I found a bug with some data but its private, can I send it to you for debugging?

Please do not send us any private data. We will not sign an NDA.

Aren’t distance matrix based trees inherently phenetic?

It depends on who you talk to. Yes they have less power than more modern methods which reconstruct the ancestory, however if you have a small amount of raw data you can get an answer faster.

Why UPGMA trees?

It’s fast, its implemented already in python, so installation is trivial, and it doesnt give you negative branch lengths like neigbour joining.

Can I use long read data?

If your PacBio/nanopore (long read) data is in FASTQ format, then the answer is yes, however we have only tested it on corrected reads. Uncorrected reads are unlikely to work because your nearly guaranteed that a sequencing error will occur inside of the length of a k-mer.

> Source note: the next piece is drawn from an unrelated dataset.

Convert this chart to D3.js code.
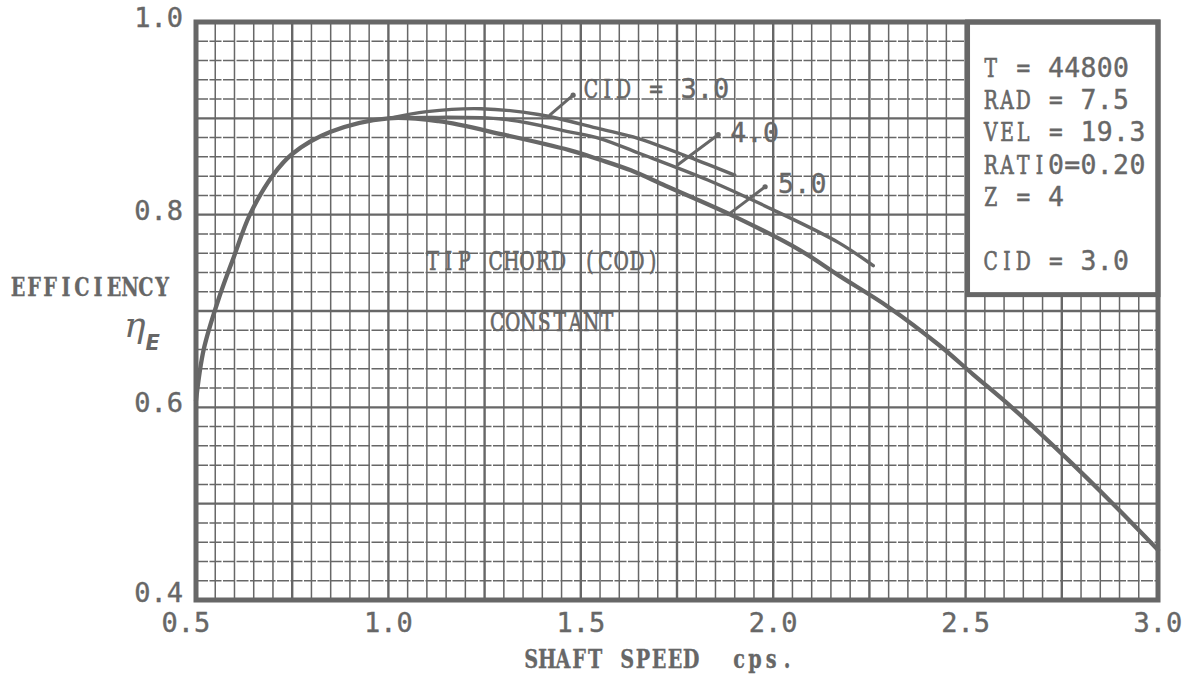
<!DOCTYPE html>
<html>
<head>
<meta charset="utf-8">
<script src="https://cdn.jsdelivr.net/npm/d3@7"></script>
<style>
  body { margin: 0; background: #fff; }
  svg { display: block; }
</style>
</head>
<body>
<script>
// efficiency vs shaft speed, tip chord (CID) constant
var ink = "#676767";

// curve data
var cid5Speed = [0.50, 0.52, 0.56, 0.60, 0.64, 0.70, 0.75, 0.85, 1.00, 1.13, 1.30, 1.47, 1.55, 1.63, 1.72, 1.90, 2.07, 2.17, 2.30, 2.43, 2.52, 2.62, 2.76, 2.88, 3.00];
var cid5Eff   = [0.607, 0.660, 0.714, 0.758, 0.800, 0.841, 0.863, 0.886, 0.900, 0.897, 0.883, 0.867, 0.857, 0.846, 0.830, 0.798, 0.763, 0.737, 0.704, 0.665, 0.634, 0.600, 0.548, 0.501, 0.452];

var cid4Speed = [1.00, 1.10, 1.30, 1.47, 1.55, 1.65, 1.83, 2.00, 2.17, 2.26];
var cid4Eff   = [0.900, 0.901, 0.899, 0.886, 0.879, 0.864, 0.836, 0.805, 0.771, 0.747];

var cid3Speed = [1.00, 1.10, 1.24, 1.39, 1.55, 1.65, 1.78, 1.90];
var cid3Eff   = [0.900, 0.907, 0.910, 0.904, 0.889, 0.879, 0.860, 0.841];

var xTicks = [0.5, 1.0, 1.5, 2.0, 2.5, 3.0];
var yTicks = [0.4, 0.6, 0.8, 1.0];

var curveKeys   = ["CID = ", "", ""];
var curveValues = ["3.0", "4.0", "5.0"];
var boxKeys   = ["T = ", "RAD = ", "VEL = ", "RATI", "Z = ", "", "CID = "];
var boxValues = ["44800", "7.5", "19.3", "0=0.20", "4", "", "3.0"];

// typewriter look: slab serif letters on a fixed pitch, gothic digits
var serif = "'DejaVu Serif', 'Liberation Serif', serif";
var gothic = "'DejaVu Sans Mono', monospace";

var svg = d3.select("body").append("svg")
    .attr("width", 1195)
    .attr("height", 676);

var x = d3.scaleLinear().domain([0.5, 3.0]).range([196, 1158]);
var y = d3.scaleLinear().domain([0.4, 1.0]).range([600, 22]);

// typed text: every char centred in its own cell of width `pitch`,
// glyphs narrowed by `squeeze` like a typewriter face
function typed(g, str, px, py, opts) {
  opts = opts || {};
  var p = opts.pitch || 16.1, sq = opts.squeeze || 0.72;
  var xs = str.split("").map(function(c, i) { return ((px + p * i + p / 2) / sq).toFixed(2); });
  return g.append("text")
      .attr("transform", "scale(" + sq + ",1)")
      .attr("x", xs.join(" ")).attr("y", py)
      .attr("text-anchor", "middle")
      .attr("font-family", opts.family || serif)
      .attr("font-size", opts.size || 26)
      .attr("font-weight", opts.weight || "normal")
      .attr("fill", ink)
      .attr("stroke", ink).attr("stroke-width", opts.stroke == null ? 0.7 : opts.stroke)
      .text(str.replace(/ /g, "\u00a0"));
}
function digits(g, str, px, py, p) {
  return typed(g, str, px, py, { family: gothic, size: 27, pitch: p || 16.3, squeeze: 0.98, stroke: 0.4 });
}

// ---- graph paper ----
var grid = svg.append("g").attr("stroke", ink).attr("fill", "none");

d3.range(0, 51).forEach(function(i) {
  var v = 0.5 + i * 0.05;
  grid.append("line")
      .attr("x1", x(v)).attr("x2", x(v))
      .attr("y1", y(0.4)).attr("y2", y(1.0))
      .attr("stroke-width", i % 5 == 0 ? 2.4 : 1.5);
});
d3.range(0, 31).forEach(function(i) {
  var v = 0.4 + i * 0.02;
  grid.append("line")
      .attr("x1", x(0.5)).attr("x2", x(3.0))
      .attr("y1", y(v)).attr("y2", y(v))
      .attr("stroke-width", i % 5 == 0 ? 2.4 : 1.5)
      .attr("stroke-dasharray", i % 5 == 0 ? null : "12,1.5");
});

// ---- curves ----
var line = d3.line()
    .x(function(d) { return x(d[0]); })
    .y(function(d) { return y(d[1]); })
    .curve(d3.curveCatmullRom.alpha(0.5));

var curves = [
  { sx: cid3Speed, ey: cid3Eff, w: 3.4 },
  { sx: cid4Speed, ey: cid4Eff, w: 3.4 },
  { sx: cid5Speed, ey: cid5Eff, w: 4.3 }
];
curves.forEach(function(c) {
  svg.append("path")
      .datum(d3.zip(c.sx, c.ey))
      .attr("d", line)
      .attr("fill", "none")
      .attr("stroke", ink)
      .attr("stroke-width", c.w)
      .attr("stroke-linecap", "round")
      .attr("stroke-linejoin", "round");
});

// leader lines to the curves (ends in data units)
var leaders = [
  { from: [1.480, 0.924], to: [1.420, 0.9035], tx: 1.505, ty: 0.921 },
  { from: [1.857, 0.883], to: [1.753, 0.852], tx: 1.888, ty: 0.875 },
  { from: [1.979, 0.829], to: [1.883, 0.800], tx: 2.012, ty: 0.823 }
];
var notes = svg.append("g");
leaders.forEach(function(l, i) {
  notes.append("line")
      .attr("x1", x(l.from[0])).attr("y1", y(l.from[1]))
      .attr("x2", x(l.to[0])).attr("y2", y(l.to[1]))
      .attr("stroke", ink).attr("stroke-width", 3)
      .attr("stroke-linecap", "round");
  notes.append("circle")
      .attr("cx", x(l.from[0])).attr("cy", y(l.from[1]))
      .attr("r", 2.6).attr("fill", ink);
  var k = curveKeys[i];
  if (k) typed(notes, k, x(l.tx), y(l.ty), { pitch: 16.3 });
  digits(notes, curveValues[i], x(l.tx) + k.length * 16.3, y(l.ty));
});

// ---- notes inside the plot ----
typed(notes, "TIP CHORD (COD)", x(1.095), y(0.743), { pitch: 15.7 });
typed(notes, "CONSTANT", x(1.262), y(0.679), { pitch: 15.7 });

// ---- parameter box ----
var boxLeft = x(2.505), boxBottom = y(0.717);
svg.append("rect")
    .attr("x", boxLeft).attr("y", y(1.0))
    .attr("width", x(3.0) - boxLeft)
    .attr("height", boxBottom - y(1.0))
    .attr("fill", "#fff")
    .attr("stroke", ink).attr("stroke-width", 5);

var boxText = svg.append("g");
boxKeys.forEach(function(k, i) {
  if (k == "") return;
  var ty = 77 + i * 32.2;
  typed(boxText, k, boxLeft + 15, ty, { pitch: 16.3 });
  digits(boxText, boxValues[i], boxLeft + 15 + k.length * 16.3, ty);
});

// ---- frame ----
svg.append("rect")
    .attr("x", x(0.5)).attr("y", y(1.0))
    .attr("width", x(3.0) - x(0.5))
    .attr("height", y(0.4) - y(1.0))
    .attr("fill", "none")
    .attr("stroke", ink).attr("stroke-width", 5);

// ---- tick labels ----
svg.append("g").selectAll("text")
    .data(yTicks)
  .enter().append("text")
    .attr("x", 183)
    .attr("y", function(d) { return y(d) + (d == 0.4 ? 2 : 5); })
    .attr("text-anchor", "end")
    .attr("font-family", gothic).attr("font-size", 27)
    .attr("fill", ink).attr("stroke", ink).attr("stroke-width", 0.4)
    .text(function(d) { return d.toFixed(1); });

svg.append("g").selectAll("text")
    .data(xTicks)
  .enter().append("text")
    .attr("x", function(d, i) { return x(d) - (i == 0 ? 10 : 0); })
    .attr("y", 632)
    .attr("text-anchor", "middle")
    .attr("font-family", gothic).attr("font-size", 27)
    .attr("fill", ink).attr("stroke", ink).attr("stroke-width", 0.4)
    .text(function(d) { return d.toFixed(1); });

// ---- axis titles ----
typed(svg, "SHAFT SPEED  cps.", x(1.35), 668, { weight: "bold", stroke: 0.3, pitch: 16, squeeze: 0.74 });
typed(svg, "EFFICIENCY", 10, 296, { weight: "bold", stroke: 0.3, pitch: 16, squeeze: 0.74 });

var eta = svg.append("text")
    .attr("x", 124).attr("y", 337)
    .attr("fill", ink);
eta.append("tspan")
    .attr("font-family", "'DejaVu Serif', serif")
    .attr("font-style", "italic")
    .attr("font-size", 36)
    .text("η");
eta.append("tspan")
    .attr("font-family", "'DejaVu Sans', sans-serif")
    .attr("font-weight", "bold")
    .attr("font-style", "italic")
    .attr("font-size", 21)
    .attr("dy", 13)
    .text("E");
</script>
</body>
</html>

Will you make it work with Python 2?

No. Python 3 is well supported, stable and mature, so please just install this instead.

Will there be a Windows version?

The only way to run it on Windows is via Docker. We have no plans for a native version. Honestly though, if your using Windows to perform bioinformatics, your in trouble.

How do I view Newick trees?

The newick format is widely supported and I find FigTree to be excellent.

Do you plan to support other formats like Nexsus?

No, we have no plans to support other tree types, since Newick does the job.

It’s really slow on massive datasets

Yes, the complexity is O(N^2), which means it scales poorly. But for a few dozen samples it works much quicker than other methods, so it fills a niche.

What method is used for tree construction?

We use UPGMA, which is like Neighbour Joining.

Can I send you my data for analysis?

No, please install the software yourself and perform your own analysis.

The branch lengths are crazy?

It’s a quick and dirty analysis from raw reads, so accuratly estimating branch lengths can be difficult. What’s important is what samples are near each other on a tree.

Do I need to provide both forward and reverse reads?

No, all FASTQ files are treated independantly, so they will end up in the same place in the tree (if everything goes to plan).

Can I mix FASTA and FASTQ files?

Yes.

Can the input files be GZipped?

Yes, it automatically uncompresses them on the fly. You can mix and match compressed and uncompressed files.